1/ I am sharing this because something a friend wrote inspired it. WARNING: this thread deals with very personal mental health issues. It also about biking.
*****

It sounds strange to say it, but I am immensely grateful for my bike. Biking has quite literally saved my life.
2/ In December of 2012, I had what old movies call a "nervous breakdown." This had been building for some time and in retrospect it is clear to me that I have struggled and lived with depression for much of my life, but in 2012 it culminated in an emergency ride to the hospital
3/ brought on by a severe panic attack. Like many people who have had these, I was utterly convinced that I was dying as I struggled to breathe, felt my heart racing, and fought back fears that the cold that was creeping up my neck and numbing my brain was due to a ruptured aorta
4/ To make this all the more humiliating, this incident happened at a Broadway theater showing of a (then) immensely popular musical.
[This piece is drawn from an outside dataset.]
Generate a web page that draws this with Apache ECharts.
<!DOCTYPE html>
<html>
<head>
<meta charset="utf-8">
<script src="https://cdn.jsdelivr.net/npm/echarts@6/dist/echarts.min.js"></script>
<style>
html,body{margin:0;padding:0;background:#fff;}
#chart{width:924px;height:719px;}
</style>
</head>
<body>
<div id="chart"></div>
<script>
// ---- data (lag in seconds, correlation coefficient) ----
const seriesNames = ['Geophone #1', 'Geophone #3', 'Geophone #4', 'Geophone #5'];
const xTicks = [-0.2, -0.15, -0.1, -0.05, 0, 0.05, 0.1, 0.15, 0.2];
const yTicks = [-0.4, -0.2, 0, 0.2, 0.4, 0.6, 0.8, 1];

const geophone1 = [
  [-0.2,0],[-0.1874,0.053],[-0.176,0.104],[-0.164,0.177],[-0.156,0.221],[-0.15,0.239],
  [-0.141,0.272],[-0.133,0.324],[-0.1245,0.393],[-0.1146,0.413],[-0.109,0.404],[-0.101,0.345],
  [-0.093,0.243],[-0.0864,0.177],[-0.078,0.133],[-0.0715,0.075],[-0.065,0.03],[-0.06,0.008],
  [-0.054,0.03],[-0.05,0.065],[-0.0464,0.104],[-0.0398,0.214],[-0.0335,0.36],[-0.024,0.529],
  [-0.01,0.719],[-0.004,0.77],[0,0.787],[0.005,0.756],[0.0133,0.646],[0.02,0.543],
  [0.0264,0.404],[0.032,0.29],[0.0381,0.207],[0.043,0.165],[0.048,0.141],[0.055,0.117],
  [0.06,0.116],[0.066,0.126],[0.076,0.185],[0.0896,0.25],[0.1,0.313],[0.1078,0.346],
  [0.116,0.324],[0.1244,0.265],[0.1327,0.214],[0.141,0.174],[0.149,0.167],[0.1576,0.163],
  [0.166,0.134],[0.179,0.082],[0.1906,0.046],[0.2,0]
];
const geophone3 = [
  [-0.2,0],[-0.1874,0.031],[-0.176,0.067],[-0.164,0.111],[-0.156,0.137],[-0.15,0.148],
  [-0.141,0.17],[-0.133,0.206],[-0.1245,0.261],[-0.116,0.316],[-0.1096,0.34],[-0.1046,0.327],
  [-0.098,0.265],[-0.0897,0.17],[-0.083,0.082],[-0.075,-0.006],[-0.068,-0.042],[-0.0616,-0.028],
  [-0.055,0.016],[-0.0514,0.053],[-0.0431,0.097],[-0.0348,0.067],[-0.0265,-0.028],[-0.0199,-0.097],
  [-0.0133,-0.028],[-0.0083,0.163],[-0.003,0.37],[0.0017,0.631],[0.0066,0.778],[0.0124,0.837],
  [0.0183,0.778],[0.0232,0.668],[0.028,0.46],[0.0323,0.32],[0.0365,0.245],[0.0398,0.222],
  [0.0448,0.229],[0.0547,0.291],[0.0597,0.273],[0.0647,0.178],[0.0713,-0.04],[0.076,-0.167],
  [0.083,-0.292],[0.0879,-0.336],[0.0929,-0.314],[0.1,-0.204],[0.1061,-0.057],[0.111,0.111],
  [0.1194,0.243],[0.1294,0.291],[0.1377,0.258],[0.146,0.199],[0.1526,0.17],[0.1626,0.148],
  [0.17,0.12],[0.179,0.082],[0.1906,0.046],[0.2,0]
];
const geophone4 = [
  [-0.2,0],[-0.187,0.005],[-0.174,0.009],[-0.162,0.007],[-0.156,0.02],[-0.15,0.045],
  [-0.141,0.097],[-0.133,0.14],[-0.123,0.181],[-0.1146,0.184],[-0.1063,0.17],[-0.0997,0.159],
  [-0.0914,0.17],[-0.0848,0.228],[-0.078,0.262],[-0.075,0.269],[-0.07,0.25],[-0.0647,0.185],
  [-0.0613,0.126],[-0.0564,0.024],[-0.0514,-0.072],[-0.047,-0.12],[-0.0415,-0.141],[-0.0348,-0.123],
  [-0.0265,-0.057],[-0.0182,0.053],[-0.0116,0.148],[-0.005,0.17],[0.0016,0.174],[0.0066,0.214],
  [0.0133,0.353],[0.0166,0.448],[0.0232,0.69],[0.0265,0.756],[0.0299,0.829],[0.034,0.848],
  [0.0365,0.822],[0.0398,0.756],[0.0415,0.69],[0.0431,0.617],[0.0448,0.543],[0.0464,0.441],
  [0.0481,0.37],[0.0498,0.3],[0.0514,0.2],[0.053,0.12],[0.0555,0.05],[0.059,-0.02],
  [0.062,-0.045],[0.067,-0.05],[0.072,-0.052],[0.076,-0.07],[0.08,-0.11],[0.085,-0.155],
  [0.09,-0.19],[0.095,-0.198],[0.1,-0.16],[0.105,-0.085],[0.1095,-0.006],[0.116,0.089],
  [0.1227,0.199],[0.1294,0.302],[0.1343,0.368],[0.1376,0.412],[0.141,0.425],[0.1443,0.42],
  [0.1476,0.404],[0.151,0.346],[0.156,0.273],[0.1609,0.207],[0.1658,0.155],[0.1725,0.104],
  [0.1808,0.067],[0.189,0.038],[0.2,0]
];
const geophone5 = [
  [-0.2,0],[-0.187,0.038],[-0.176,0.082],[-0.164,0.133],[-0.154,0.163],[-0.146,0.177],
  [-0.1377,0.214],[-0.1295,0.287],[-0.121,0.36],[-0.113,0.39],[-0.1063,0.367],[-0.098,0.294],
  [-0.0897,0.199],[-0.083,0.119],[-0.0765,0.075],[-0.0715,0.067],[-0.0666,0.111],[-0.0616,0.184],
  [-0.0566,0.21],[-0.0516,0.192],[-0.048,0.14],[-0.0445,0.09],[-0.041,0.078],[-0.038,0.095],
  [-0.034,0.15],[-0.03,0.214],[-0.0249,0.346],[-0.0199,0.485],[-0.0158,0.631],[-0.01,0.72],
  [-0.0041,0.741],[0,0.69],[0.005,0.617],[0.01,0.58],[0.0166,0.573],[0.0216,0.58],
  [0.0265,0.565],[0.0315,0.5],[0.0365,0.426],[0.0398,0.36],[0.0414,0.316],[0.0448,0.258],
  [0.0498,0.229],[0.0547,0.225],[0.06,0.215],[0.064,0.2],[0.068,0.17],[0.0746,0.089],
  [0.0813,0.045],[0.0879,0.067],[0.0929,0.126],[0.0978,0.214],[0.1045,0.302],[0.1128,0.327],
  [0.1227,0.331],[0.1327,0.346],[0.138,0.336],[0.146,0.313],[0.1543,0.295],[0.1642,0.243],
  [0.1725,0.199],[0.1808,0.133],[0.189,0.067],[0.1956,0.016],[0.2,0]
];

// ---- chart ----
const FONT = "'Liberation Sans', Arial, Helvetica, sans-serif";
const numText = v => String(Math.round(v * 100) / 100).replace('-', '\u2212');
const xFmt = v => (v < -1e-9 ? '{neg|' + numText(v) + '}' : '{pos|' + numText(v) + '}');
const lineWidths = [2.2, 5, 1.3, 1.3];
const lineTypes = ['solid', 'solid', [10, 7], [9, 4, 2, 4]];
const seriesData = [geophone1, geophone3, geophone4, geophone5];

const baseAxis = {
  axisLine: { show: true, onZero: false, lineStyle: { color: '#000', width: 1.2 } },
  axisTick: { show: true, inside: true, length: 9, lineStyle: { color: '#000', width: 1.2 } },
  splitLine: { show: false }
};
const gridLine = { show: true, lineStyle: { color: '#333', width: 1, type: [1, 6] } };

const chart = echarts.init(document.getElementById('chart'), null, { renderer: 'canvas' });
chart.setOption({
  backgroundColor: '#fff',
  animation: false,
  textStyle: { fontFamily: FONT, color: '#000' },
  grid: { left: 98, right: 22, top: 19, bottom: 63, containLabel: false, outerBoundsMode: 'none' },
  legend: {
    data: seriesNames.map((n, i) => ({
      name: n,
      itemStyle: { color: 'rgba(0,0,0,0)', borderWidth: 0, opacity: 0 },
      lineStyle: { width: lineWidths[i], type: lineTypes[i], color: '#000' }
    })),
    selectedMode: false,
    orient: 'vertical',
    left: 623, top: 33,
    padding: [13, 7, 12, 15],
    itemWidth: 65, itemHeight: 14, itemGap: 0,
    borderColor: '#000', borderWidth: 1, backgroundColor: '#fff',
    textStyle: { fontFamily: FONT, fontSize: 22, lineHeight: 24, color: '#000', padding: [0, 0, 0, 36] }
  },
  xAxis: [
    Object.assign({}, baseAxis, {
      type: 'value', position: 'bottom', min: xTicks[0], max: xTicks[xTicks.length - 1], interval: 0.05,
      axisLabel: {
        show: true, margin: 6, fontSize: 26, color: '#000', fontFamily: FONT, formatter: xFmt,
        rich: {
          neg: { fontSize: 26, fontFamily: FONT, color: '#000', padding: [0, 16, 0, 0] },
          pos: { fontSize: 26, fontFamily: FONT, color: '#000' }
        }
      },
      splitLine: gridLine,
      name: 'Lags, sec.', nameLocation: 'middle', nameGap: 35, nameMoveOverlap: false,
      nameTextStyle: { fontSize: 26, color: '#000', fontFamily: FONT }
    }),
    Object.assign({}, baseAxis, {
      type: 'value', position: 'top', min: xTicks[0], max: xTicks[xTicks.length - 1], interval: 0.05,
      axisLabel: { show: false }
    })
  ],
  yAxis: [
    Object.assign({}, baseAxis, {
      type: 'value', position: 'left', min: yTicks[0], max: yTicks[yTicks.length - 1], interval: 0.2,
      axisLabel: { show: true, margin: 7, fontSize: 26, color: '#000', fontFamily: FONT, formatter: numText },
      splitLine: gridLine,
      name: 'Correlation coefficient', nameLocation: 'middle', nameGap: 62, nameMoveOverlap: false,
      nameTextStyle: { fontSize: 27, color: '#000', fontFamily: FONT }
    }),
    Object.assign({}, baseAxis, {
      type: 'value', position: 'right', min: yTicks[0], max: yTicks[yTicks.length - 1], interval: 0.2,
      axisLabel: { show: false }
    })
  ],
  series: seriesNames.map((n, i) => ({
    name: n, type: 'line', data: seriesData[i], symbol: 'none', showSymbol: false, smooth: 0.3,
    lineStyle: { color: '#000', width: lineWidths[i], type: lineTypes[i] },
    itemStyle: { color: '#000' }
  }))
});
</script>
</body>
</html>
Following my release from the hospital, I began to feel that something was terribly wrong with me as I began to experience multiple panic attacks
5/ sometimes as often as 3 times a day. The worst were those that occurred while I was sleeping, leading me quite literally to leap out of bed clutching my chest.

I began to avoid people that I knew because I was convinced that my face would betray the fact taht something was
6/ deeply wrong with me. Things that ordinarily moved me deeply--particularly music and art--now left me feeling nothing. When I tried to describe what was happening to me, I kept saying that it felt like my emotions had gone away on vacation somewhere and left no note informing
7/ me when they might return.

This was also when I seriously began to long to die.

I found myself thinking about it quite matter-of-factly, plotting how best to do it, how I could minimize the pain of those I'd leave behind, all of the things one considers when planning
8/ to destroy yourself.

It is fair to say that not a day went by in which I did not feel this longing. To my disordered brain, suicide made utter sense--a rational response to what at the time looked like an endless horizon of nothingness.
9/ Somehow, however, I knew that the fact that I did not share this aspect of my illness with anyone meant that I was in very real danger. Silence might literally mean my death.

The decision to talk about this was among the best decisions I have ever made.
10/ That's not to say that it was easy. Even to this day it is difficult for my mother and for some others close to me to hear me talk about this. Part of that is due to the intense social shame that surrounds talk of suicide;
11/ part of it is due to the fact that they know or suspect how close I came to doing it. Talking about it raises their anxiety, reminding them of a time when they almost lost me.
12/ I try to reassure them (and if this post has any *message* it is this) that the decision to talk about my desire to destroy myself was a choice for life over death.

Had I remained silent, I am certain that I would not be here today.
13/ That was, of course, just the first step on a long process, a process that involved psychotherapy as well as medication to deal with both severe depression and a frightening panic disorder.
14/ Along the way, the suicides of a number of prominent people all--and this is terrible to confess--came selfishly to be felt as threats to whatever progress I felt like I was making.

This is one of the many awful things about depression: people who, like you, suffer with it
15/ and who finally succumb to the voice in their heads that says "destroy yourself" and who *ought* only to elicit your compassion for having made this terrible choice come to seem like personal threats. Their suicides are aimed at YOU! This is a hostile universe's reminder
16/ to YOU that you shouldn't feel to good about yourself, a flashing red warning to YOU that the medication might stop working at any time and that YOU might be right back where you started. For anyone who hates, as I do, selfishness, this is among the worst parts of depression
17/ and recovery from it. The self becomes a daily preoccupation. One longs to escape it.

After many years of being on medication, I began to think about transitioning off of it. Of course this consideration prompted a lot of anxiety,
18/ particularly concerns that if I went off it and fell back into depression that perhaps the medication wouldn't work the next time.

So I began to think about what I could do that would help boost my mood. I settled on biking.
19/ The decision to get a bike had a number of things in its favor: it would help reduce my carbon footprint, I could do it every day, it would become my new means of commuting to work, and it had very positive associations from childhood.
20/ So I went out and bought a lovely single speed bike from my local bike shop and began daily riding to work, a short commute of only 8 miles round trip. I came to enjoy riding so much that I started taking this bike out for longer and longer rides, interested to see how far I
21/ could go on just a single gear. To mark my 50th birthday, I rode my first century on this bike (not, alas, in optimal conditions--it was November and a very cold day in Massachusetts).

What I discovered on these long bike rides was that I would get utterly outside of myself
22/ Cycling was an escape from the confines of the self and put me in touch with elemental things.

It was around this time that I transitioned slowly off medication and was happy to discover a life on the other side of depression.
23/ Please know--this thread is not intended as a blueprint for anyone. It is simply a description of my own experience with depression, panic disorder, and suicidal ideation.

My one and only message is the one I gave before: do not be ashamed to talk about suicidal feelings.
24/ The decision to confess that you are considering suicide is a sign that *you want to live.* Please do not stay silent.